The repository is split into subdirectories by model (e.g. Basset). Inside each subdirectory, you will find a README.md file that outlines what has implemented to date, and potentially exciting next steps. You will also find a setup.ipynb
notebook that is meant to serve as a guide to getting your computational environment set-up for working with those notebooks. Note, for many of these use cases, both these files are works in progress.
The actual analysis notebooks will vary depending on the use case. For instance, most people don't have the computational resources available to retrain Basenji2, so the notebooks in that subdirectory are currently limited to inference. The scBasset subdirectory, on the other hand, can effectively be run on any scATAC-seq dataset, and is therefore organized by dataset.

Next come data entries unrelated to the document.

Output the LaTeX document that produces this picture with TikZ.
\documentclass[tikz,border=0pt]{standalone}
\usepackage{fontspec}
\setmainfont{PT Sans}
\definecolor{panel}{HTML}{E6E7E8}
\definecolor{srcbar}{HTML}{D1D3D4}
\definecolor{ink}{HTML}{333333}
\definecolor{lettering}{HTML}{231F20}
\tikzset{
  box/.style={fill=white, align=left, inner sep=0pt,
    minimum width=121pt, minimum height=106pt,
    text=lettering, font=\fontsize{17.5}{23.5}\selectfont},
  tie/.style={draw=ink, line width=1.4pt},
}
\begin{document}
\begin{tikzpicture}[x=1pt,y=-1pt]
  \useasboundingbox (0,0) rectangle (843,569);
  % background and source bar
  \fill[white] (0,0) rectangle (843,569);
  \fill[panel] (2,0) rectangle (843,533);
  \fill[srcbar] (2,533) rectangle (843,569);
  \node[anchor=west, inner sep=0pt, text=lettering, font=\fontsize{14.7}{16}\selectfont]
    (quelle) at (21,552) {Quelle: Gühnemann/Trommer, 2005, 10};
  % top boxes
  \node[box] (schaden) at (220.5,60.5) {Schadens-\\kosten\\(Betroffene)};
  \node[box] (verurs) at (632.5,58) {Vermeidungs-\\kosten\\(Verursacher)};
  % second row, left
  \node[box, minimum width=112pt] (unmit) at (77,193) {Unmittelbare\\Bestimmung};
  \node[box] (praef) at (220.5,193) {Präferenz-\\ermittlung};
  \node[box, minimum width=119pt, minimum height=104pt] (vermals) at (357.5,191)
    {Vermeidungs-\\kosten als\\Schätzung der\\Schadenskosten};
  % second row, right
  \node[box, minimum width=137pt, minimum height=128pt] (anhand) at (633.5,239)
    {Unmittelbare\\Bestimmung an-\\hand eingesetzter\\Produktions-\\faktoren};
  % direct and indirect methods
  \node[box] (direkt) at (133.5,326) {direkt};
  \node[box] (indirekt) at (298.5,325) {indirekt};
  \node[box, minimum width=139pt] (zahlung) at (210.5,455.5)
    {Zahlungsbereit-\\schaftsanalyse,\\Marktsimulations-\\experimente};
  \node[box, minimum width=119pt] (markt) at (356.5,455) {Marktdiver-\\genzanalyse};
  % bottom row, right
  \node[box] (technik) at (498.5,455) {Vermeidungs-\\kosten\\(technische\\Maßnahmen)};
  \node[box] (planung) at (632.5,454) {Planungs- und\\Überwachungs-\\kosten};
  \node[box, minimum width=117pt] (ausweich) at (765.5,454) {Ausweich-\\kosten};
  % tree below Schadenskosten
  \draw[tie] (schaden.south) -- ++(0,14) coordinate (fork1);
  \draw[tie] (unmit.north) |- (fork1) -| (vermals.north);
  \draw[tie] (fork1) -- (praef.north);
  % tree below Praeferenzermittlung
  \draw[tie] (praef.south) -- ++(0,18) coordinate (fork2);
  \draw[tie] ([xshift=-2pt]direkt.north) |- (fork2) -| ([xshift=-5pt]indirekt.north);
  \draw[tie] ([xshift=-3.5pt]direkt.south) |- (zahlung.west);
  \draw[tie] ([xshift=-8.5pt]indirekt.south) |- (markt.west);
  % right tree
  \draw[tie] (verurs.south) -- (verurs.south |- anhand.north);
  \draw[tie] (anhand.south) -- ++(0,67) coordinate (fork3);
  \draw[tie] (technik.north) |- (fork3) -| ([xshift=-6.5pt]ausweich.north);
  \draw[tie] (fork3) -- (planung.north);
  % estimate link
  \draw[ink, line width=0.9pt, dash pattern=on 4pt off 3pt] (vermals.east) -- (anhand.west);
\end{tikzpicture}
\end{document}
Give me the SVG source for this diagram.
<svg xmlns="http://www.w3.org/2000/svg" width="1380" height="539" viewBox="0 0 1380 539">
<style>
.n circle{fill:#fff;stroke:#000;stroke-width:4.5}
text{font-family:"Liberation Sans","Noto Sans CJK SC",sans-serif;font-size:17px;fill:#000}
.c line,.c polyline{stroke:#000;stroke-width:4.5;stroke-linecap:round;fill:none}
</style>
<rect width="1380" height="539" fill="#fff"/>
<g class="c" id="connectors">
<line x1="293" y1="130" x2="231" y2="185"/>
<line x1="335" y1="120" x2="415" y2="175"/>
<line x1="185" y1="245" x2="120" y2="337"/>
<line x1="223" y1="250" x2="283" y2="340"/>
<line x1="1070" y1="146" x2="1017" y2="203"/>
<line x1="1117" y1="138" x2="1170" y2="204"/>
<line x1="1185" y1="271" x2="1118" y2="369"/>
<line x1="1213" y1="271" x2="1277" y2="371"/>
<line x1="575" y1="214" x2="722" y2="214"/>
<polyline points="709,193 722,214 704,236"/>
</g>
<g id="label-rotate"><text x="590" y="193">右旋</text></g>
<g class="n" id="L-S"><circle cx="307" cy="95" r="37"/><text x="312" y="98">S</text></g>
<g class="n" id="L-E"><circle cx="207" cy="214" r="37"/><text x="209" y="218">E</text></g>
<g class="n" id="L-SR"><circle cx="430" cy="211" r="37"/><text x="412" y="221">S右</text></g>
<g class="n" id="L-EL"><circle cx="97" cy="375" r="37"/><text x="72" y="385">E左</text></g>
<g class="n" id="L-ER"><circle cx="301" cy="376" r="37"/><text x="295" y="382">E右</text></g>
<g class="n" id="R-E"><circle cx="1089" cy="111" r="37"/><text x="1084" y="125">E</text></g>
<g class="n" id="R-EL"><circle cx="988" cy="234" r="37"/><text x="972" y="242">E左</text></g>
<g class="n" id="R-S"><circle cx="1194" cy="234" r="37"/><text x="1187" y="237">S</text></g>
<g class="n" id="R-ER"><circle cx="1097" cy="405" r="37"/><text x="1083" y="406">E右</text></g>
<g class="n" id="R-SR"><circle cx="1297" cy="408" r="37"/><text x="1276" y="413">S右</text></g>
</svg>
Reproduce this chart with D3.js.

We will be setting up more formal contribution guidelines in the future. For now, we are accepting many different forms of contribution.
- If one of your models is represented here, I'm guessing I haven't done it justice, so please feel free to submit a pull request with your own notebooks and/or analyses.
- If you have a use case or analysis that you would like to see implemented or have already completed, please open an issue and we can discuss how to get it added to the repository.
- If you find issues with any of the notebooks (guessing there will be plenty), please open an issue!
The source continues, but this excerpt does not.